東京の大学病院に妊娠9ヶ月で入院した私。

妊娠の影響による妊娠高血圧症候群という病気に(かか)ったらしい。
それによって、母体の安全のため、そして心臓病を有するお腹の中の赤ちゃんの安全のためにも臨月に入ったらすぐに帝王切開で出産することになった。

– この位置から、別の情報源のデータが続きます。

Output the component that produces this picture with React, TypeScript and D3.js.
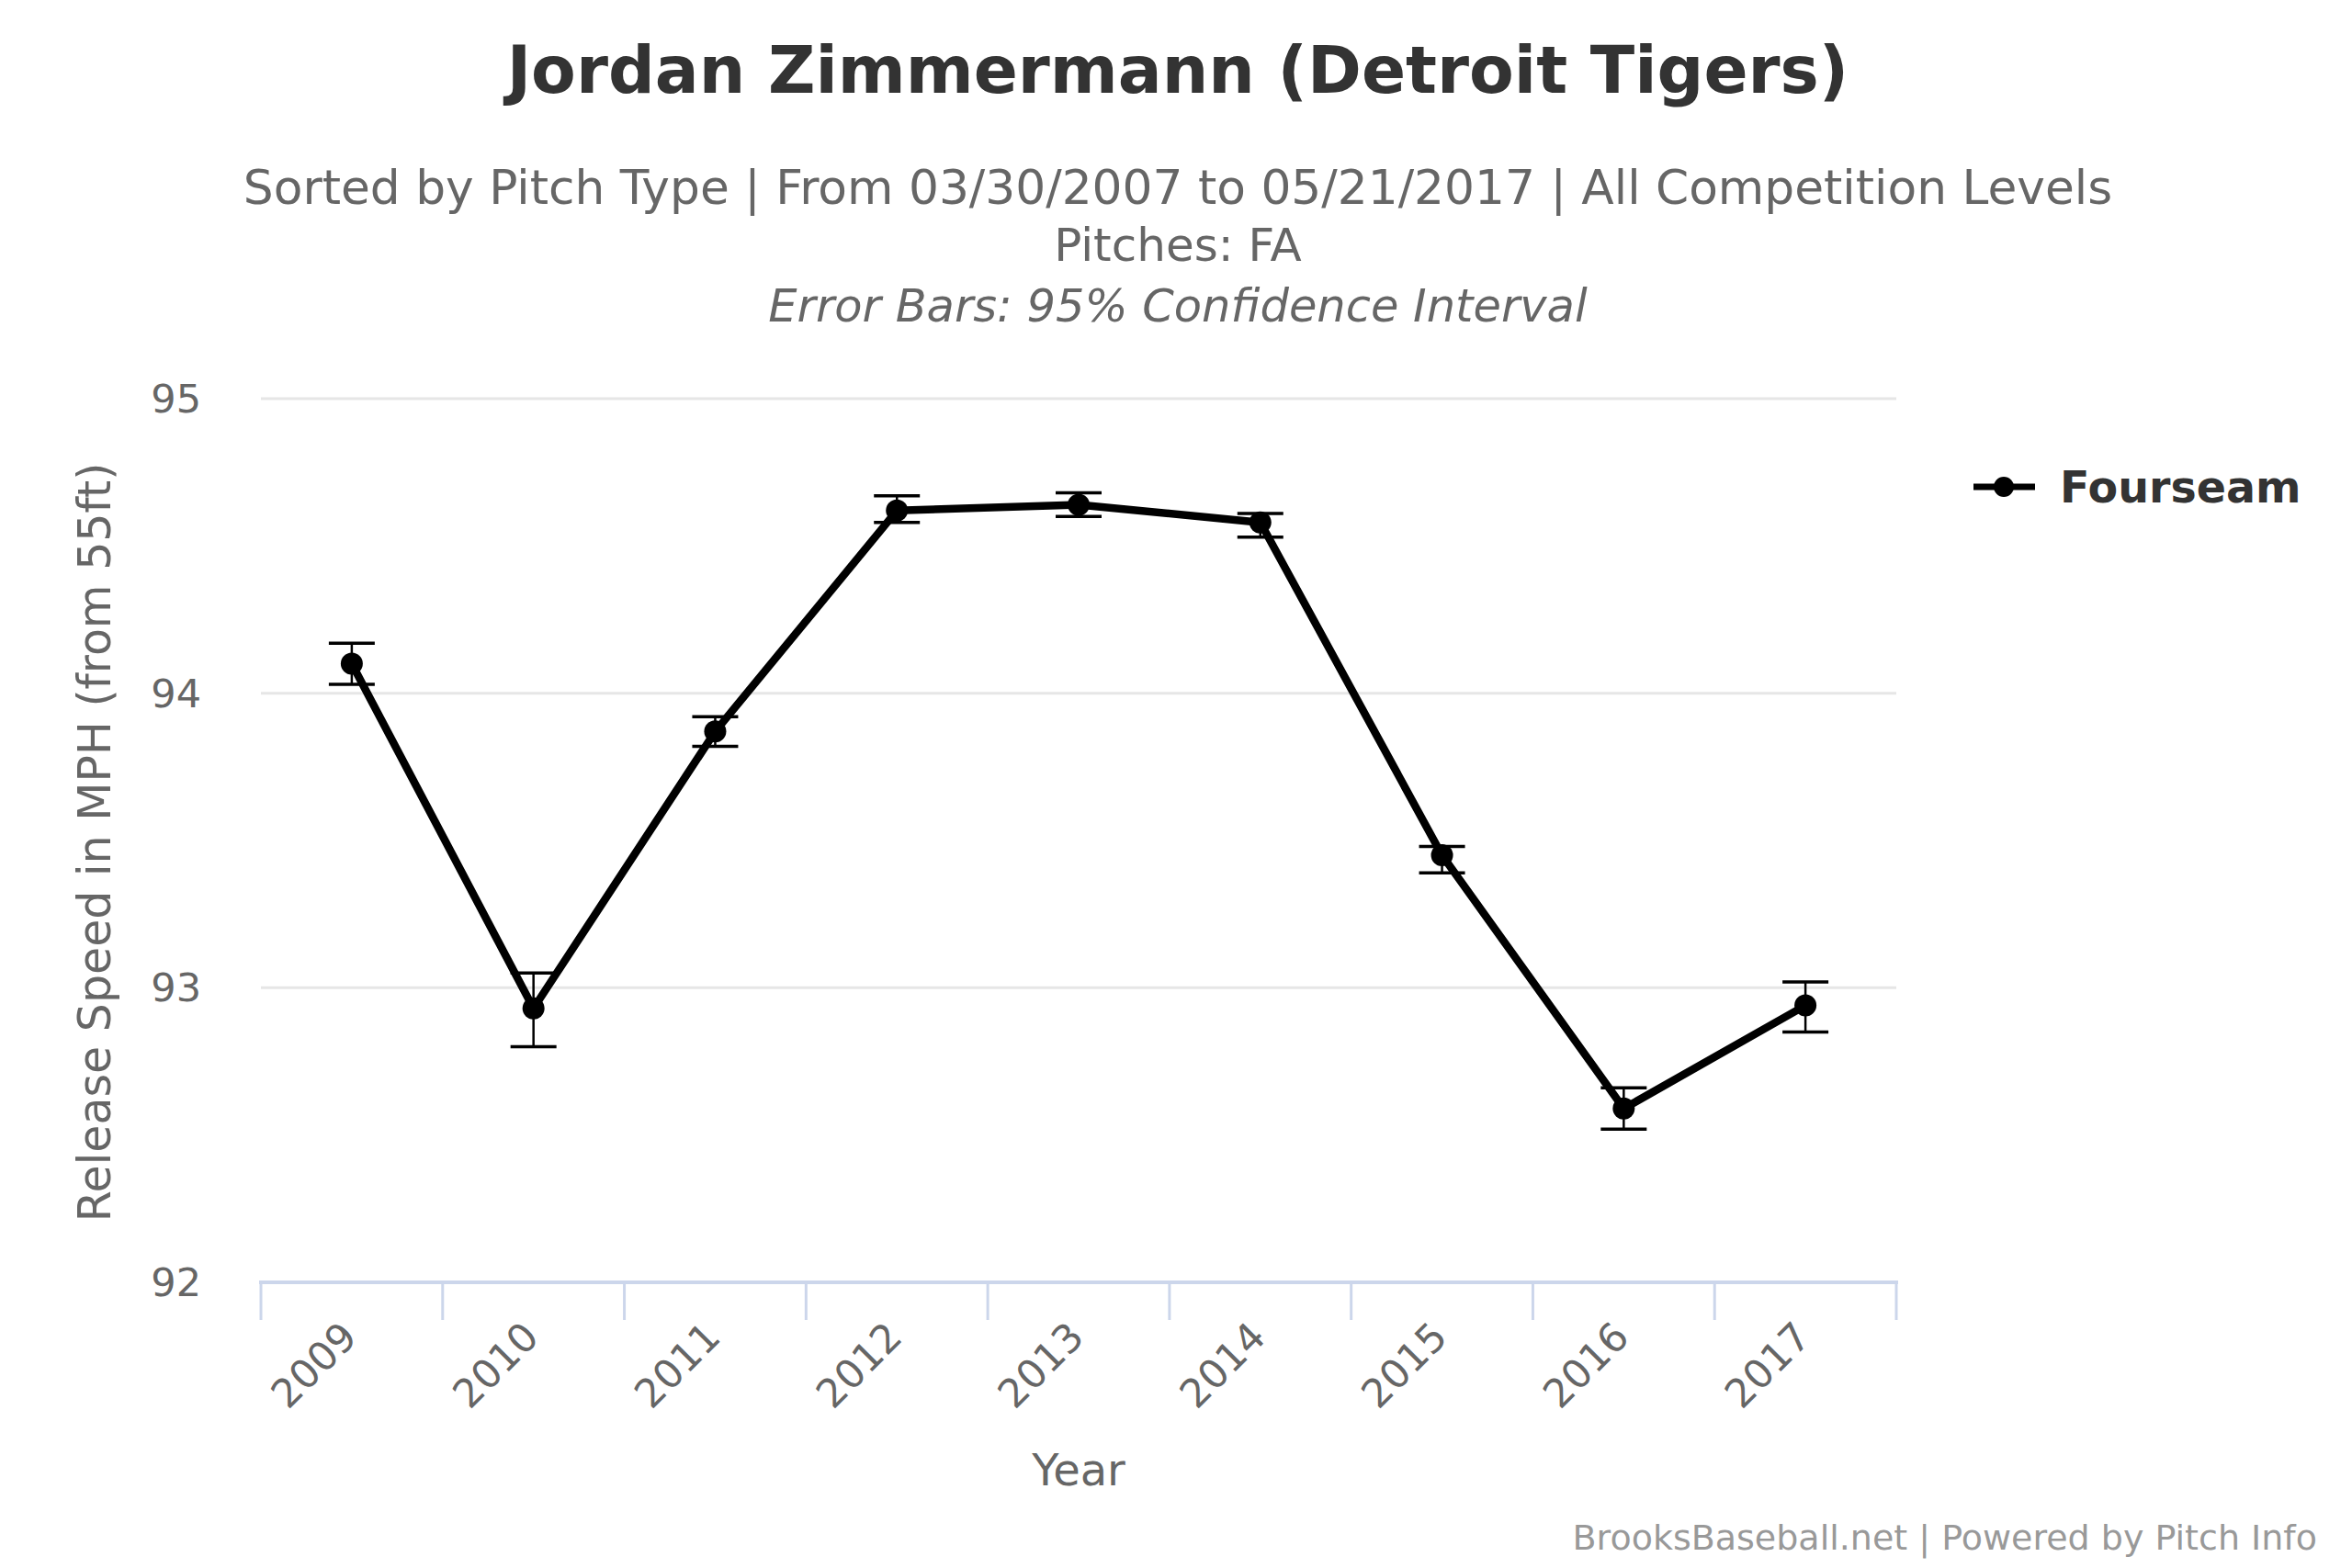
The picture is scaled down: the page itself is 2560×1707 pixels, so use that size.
import { useEffect, useRef } from 'react';
import * as d3 from 'd3';

const years = ['2009', '2010', '2011', '2012', '2013', '2014', '2015', '2016', '2017'];
const speed = [94.1, 92.93, 93.87, 94.62, 94.64, 94.58, 93.45, 92.59, 92.94];
const lower = [94.03, 92.8, 93.82, 94.58, 94.6, 94.53, 93.39, 92.52, 92.85];
const upper = [94.17, 93.05, 93.92, 94.67, 94.68, 94.61, 93.48, 92.66, 93.02];
const yTicks = [92, 93, 94, 95];

const WIDTH = 2560;
const HEIGHT = 1707;
const FONT = '"DejaVu Sans", Verdana, sans-serif';

export default function App() {
  const ref = useRef<SVGSVGElement>(null);

  useEffect(() => {
    if (!ref.current) return;
    const svg = d3.select(ref.current);
    svg.selectAll('*').remove();

    const plot = { left: 284, right: 2064, top: 434, bottom: 1396 };

    const x = d3.scaleBand<string>()
      .domain(years)
      .range([plot.left, plot.right])
      .padding(0);

    const y = d3.scaleLinear()
      .domain([92, 95])
      .range([plot.bottom, plot.top]);

    const cx = (yr: string) => (x(yr) || 0) + x.bandwidth() / 2;

    // Titles
    svg.append('text')
      .attr('x', 1282)
      .attr('y', 101)
      .attr('text-anchor', 'middle')
      .attr('font-family', FONT)
      .attr('font-weight', 'bold')
      .attr('font-size', 71)
      .attr('fill', '#333333')
      .text('Jordan Zimmermann (Detroit Tigers)');

    const subs = [
      { text: 'Sorted by Pitch Type | From 03/30/2007 to 05/21/2017 | All Competition Levels', y: 222, size: 51.8, italic: false },
      { text: 'Pitches: FA', y: 284, size: 50, italic: false },
      { text: 'Error Bars: 95% Confidence Interval', y: 350, size: 49.5, italic: true },
    ];
    svg.selectAll('.subtitle')
      .data(subs)
      .enter()
      .append('text')
      .attr('class', 'subtitle')
      .attr('x', 1282)
      .attr('y', d => d.y)
      .attr('text-anchor', 'middle')
      .attr('font-family', FONT)
      .attr('font-size', d => d.size)
      .attr('font-style', d => (d.italic ? 'italic' : 'normal'))
      .attr('fill', '#666666')
      .text(d => d.text);

    // Grid lines
    svg.append('g')
      .selectAll('line')
      .data(yTicks.slice(1))
      .enter()
      .append('line')
      .attr('x1', plot.left)
      .attr('x2', plot.right)
      .attr('y1', d => y(d))
      .attr('y2', d => y(d))
      .attr('stroke', '#e6e6e6')
      .attr('stroke-width', 3);

    // Y tick labels
    svg.append('g')
      .selectAll('text')
      .data(yTicks)
      .enter()
      .append('text')
      .attr('x', 219)
      .attr('y', d => y(d) + 15)
      .attr('text-anchor', 'end')
      .attr('font-family', FONT)
      .attr('font-size', 43)
      .attr('fill', '#666666')
      .text(d => String(d));

    // Y axis title
    svg.append('text')
      .attr('transform', `translate(120,${(plot.top + plot.bottom) / 2 + 2}) rotate(-90)`)
      .attr('text-anchor', 'middle')
      .attr('font-family', FONT)
      .attr('font-size', 49)
      .attr('fill', '#666666')
      .text('Release Speed in MPH (from 55ft)');

    // X axis line and ticks (ticks on category boundaries)
    const boundaries = years.map(yr => x(yr) || 0).concat([plot.right]);
    svg.append('line')
      .attr('x1', plot.left - 2)
      .attr('x2', plot.right + 2)
      .attr('y1', plot.bottom)
      .attr('y2', plot.bottom)
      .attr('stroke', '#ccd6eb')
      .attr('stroke-width', 4);

    svg.append('g')
      .selectAll('line')
      .data(boundaries)
      .enter()
      .append('line')
      .attr('x1', d => d)
      .attr('x2', d => d)
      .attr('y1', plot.bottom)
      .attr('y2', plot.bottom + 41)
      .attr('stroke', '#ccd6eb')
      .attr('stroke-width', 3);

    // X tick labels
    svg.append('g')
      .selectAll('text')
      .data(years)
      .enter()
      .append('text')
      .attr('transform', d => `translate(${cx(d) + 8},${plot.bottom + 62}) rotate(-45)`)
      .attr('text-anchor', 'end')
      .attr('font-family', FONT)
      .attr('font-size', 43)
      .attr('fill', '#666666')
      .text(d => d);

    // X axis title
    svg.append('text')
      .attr('x', (plot.left + plot.right) / 2)
      .attr('y', 1617)
      .attr('text-anchor', 'middle')
      .attr('font-family', FONT)
      .attr('font-size', 48)
      .attr('fill', '#666666')
      .text('Year');

    // Series line
    const points = years.map((yr, i) => ({ yr, v: speed[i], lo: lower[i], hi: upper[i] }));
    const line = d3.line<{ yr: string; v: number }>()
      .x(d => cx(d.yr))
      .y(d => y(d.v));

    svg.append('path')
      .datum(points)
      .attr('d', line)
      .attr('fill', 'none')
      .attr('stroke', '#000000')
      .attr('stroke-width', 8.5)
      .attr('stroke-linejoin', 'round');

    // Error bars
    const eb = svg.append('g').attr('stroke', '#000000');
    eb.selectAll('.stem')
      .data(points)
      .enter()
      .append('line')
      .attr('x1', d => cx(d.yr))
      .attr('x2', d => cx(d.yr))
      .attr('y1', d => y(d.hi))
      .attr('y2', d => y(d.lo))
      .attr('stroke-width', 2.5);
    eb.selectAll('.cap-hi')
      .data(points)
      .enter()
      .append('line')
      .attr('x1', d => cx(d.yr) - 25)
      .attr('x2', d => cx(d.yr) + 25)
      .attr('y1', d => y(d.hi))
      .attr('y2', d => y(d.hi))
      .attr('stroke-width', 3.5);
    eb.selectAll('.cap-lo')
      .data(points)
      .enter()
      .append('line')
      .attr('x1', d => cx(d.yr) - 25)
      .attr('x2', d => cx(d.yr) + 25)
      .attr('y1', d => y(d.lo))
      .attr('y2', d => y(d.lo))
      .attr('stroke-width', 3.5);

    // Markers
    svg.append('g')
      .selectAll('circle')
      .data(points)
      .enter()
      .append('circle')
      .attr('cx', d => cx(d.yr))
      .attr('cy', d => y(d.v))
      .attr('r', 12)
      .attr('fill', '#000000');

    // Legend
    const legend = svg.append('g');
    legend.append('line')
      .attr('x1', 2148)
      .attr('x2', 2215)
      .attr('y1', 530)
      .attr('y2', 530)
      .attr('stroke', '#000000')
      .attr('stroke-width', 7);
    legend.append('circle')
      .attr('cx', 2181)
      .attr('cy', 530)
      .attr('r', 11)
      .attr('fill', '#000000');
    legend.append('text')
      .attr('x', 2242)
      .attr('y', 547)
      .attr('font-family', FONT)
      .attr('font-weight', 'bold')
      .attr('font-size', 47.5)
      .attr('fill', '#333333')
      .text('Fourseam');

    // Credits
    svg.append('text')
      .attr('x', 2522)
      .attr('y', 1687)
      .attr('text-anchor', 'end')
      .attr('font-family', FONT)
      .attr('font-size', 38)
      .attr('fill', '#999999')
      .text('BrooksBaseball.net | Powered by Pitch Info');
  }, []);

  return (
    <svg
      ref={ref}
      width={WIDTH}
      height={HEIGHT}
      style={{ position: 'absolute', left: 0, top: 0, background: '#ffffff' }}
    />
  );
}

入院生活は自宅との環境の違いや身体を動かす機会も減っているせいか、なかなかぐっすり眠ることができない。
でも、以前の私のように睡眠導入剤に頼らずになんとか過ごすことができている。

それは
名古屋の日詠先生に病院の屋上で助けて貰ったあの日から、夜、消灯時間前にホットミルクをいれて飲むことを東京に来てからも続けていたから。


帝王切開予定日の前夜。
その夜も私は病棟の電子レンジを貸りてホットミルクをいれて飲んだ。

それを飲む度に自分のいれたミルクとは味が異なる、日詠先生がいれてくれたホットミルクが恋しくなるばかり。

『今まで、いろいろあったな・・・』

それを飲みながらこれまで本当にいろいろあった自分を想い返し、そしてこれからの自分をも考えてしまう。


『とうとう明日だ・・・・』


ここまで来るのにいろいろあったけれど
ちゃんと赤ちゃんに会えるかな?

赤ちゃんに生きる力があっても
私に出産を乗り越えて生きる力がなければ
赤ちゃんには会えない・・・・

もし、私と赤ちゃんとが一緒に ”生きる道” に進むことができたら
私は真っ先に、名古屋の日詠先生に、ありがとう・・って伝えたい。

でも、日詠先生から
赤ちゃんの心臓に異常があるコト
”自分は私の兄” というコト
それらを告げられたあの日、

日詠先生は自ら私の前から姿を消しちゃったから
簡単には再会なんかできないか・・・

私はこの先、
いつか彼に再び会って、ありがとうという言葉を伝えることができるのかな?

ホットミルクを飲み終えた私はベッドの中にもぐりこんだけれど、そんなコトを考えているうちに目が冴えてきてしまって。
そのまま目を閉じるコトなく手術予定日の朝を迎えてしまった。